Thursday 10 April 2008

Music, Rage and Joy

I saw two films yesterday. Many Borderlines regulars behave like reluctant smokers and say things like 'I'm trying to cut down this year'. So only two films yesterday, but the addiction is as strong as ever.
Film One was Tocar y Lucher (To Play and to Fight), a documentary about the Venezuelan youth orchestra system. Starting as a modest programme to expose rural children to classical music, this has developed into a social phenomenon of extraordinary power and beauty. With around 250,000 young people involved, it has become a training ground for classical orchestras of the world, but far more importantly, has had a significant impact on the cultural horizons and expectations of a generation of children in what is, in economic terms, a relatively poor country. You watch the film with an awareness of the grim alternative choices for most of these kids. The image of a young girl of nine walking through an alleyway in the slums of Caracas and practising her violin is one I shall remember for a long time.
Film Two was the BAFTA screening of Hold Me Tight, Let Me Go, a brilliantly apt title for a sometimes heartbreaking but ultimately hopeful documentary about the children and staff at Mulberry Bush School. This is a school for the most difficult and emotionally traumatised children who have been excluded from mainstream education. Their terrible rage coexists with a painful vulnerability and need for love and recognition from adults. The staff are saints. The fees are six times higher than Eton. There are ironies.
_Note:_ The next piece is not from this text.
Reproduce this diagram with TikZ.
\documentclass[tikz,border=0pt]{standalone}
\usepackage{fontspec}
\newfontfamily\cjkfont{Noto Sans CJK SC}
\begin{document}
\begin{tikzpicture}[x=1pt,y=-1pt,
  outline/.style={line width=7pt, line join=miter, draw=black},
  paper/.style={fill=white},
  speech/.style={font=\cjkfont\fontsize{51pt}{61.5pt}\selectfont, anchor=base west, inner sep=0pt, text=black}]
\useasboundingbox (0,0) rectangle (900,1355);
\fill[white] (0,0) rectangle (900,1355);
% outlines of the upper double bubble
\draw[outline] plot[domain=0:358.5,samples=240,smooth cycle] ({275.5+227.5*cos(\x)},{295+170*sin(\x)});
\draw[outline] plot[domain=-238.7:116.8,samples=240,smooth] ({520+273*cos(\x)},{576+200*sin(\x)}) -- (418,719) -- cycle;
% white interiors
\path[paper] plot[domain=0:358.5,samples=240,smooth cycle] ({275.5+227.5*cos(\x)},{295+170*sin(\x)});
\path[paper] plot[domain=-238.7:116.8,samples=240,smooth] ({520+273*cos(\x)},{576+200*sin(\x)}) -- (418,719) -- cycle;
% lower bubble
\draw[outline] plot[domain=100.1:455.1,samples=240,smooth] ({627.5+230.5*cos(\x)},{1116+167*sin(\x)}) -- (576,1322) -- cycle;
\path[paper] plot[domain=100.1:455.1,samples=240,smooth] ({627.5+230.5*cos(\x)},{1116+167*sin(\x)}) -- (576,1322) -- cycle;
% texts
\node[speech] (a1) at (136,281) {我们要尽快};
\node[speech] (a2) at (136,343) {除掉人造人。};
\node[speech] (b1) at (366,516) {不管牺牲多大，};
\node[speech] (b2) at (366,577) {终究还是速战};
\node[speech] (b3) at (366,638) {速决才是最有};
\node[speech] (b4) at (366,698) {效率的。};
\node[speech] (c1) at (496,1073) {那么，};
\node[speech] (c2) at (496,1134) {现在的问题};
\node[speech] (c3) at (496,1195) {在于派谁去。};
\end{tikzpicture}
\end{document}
The children are not allowed to see the film because of the level of bad language used by the children.
There were Q&A afterwards and the music teacher who features in the film was asked about the role of music, which seemed a regular oasis of calm within a setting that was often frantic and violent. The children enjoyed taking part in pop concerts, but it was the one to one sessions on recorder and violin where individual children were most focused and still. The teacher said that she had never had to deal with extreme behaviour in a music session, and that none of the instruments had ever been damaged. In the context of what we had seen earlier this seemed extraordinary.
So what is it about (classical) music? We seem (in the UK at least) to recognise its strange power, whilst ensuring that most young people have little access. Classical music is becoming completely professionalised. Not so in Venezuela! Where, by the way, the chorus wear bright blues, greens and yellows. Now I can just about take the imaginative leap to young people in the UK becoming involved in classical music. But the idea of the Hereford Choral Society wearing anything other than funereal black is, as Captain Mainwaring would have said, in the realms of fantasy.

1 comment:

Trekker said...

I just wish the director of Tocar y Luchar had felt able to tell us how the system worked. Were the teachers all volunteers? Who supplied the instruments? etc. Surely the point is to inspire people to do something - so say how.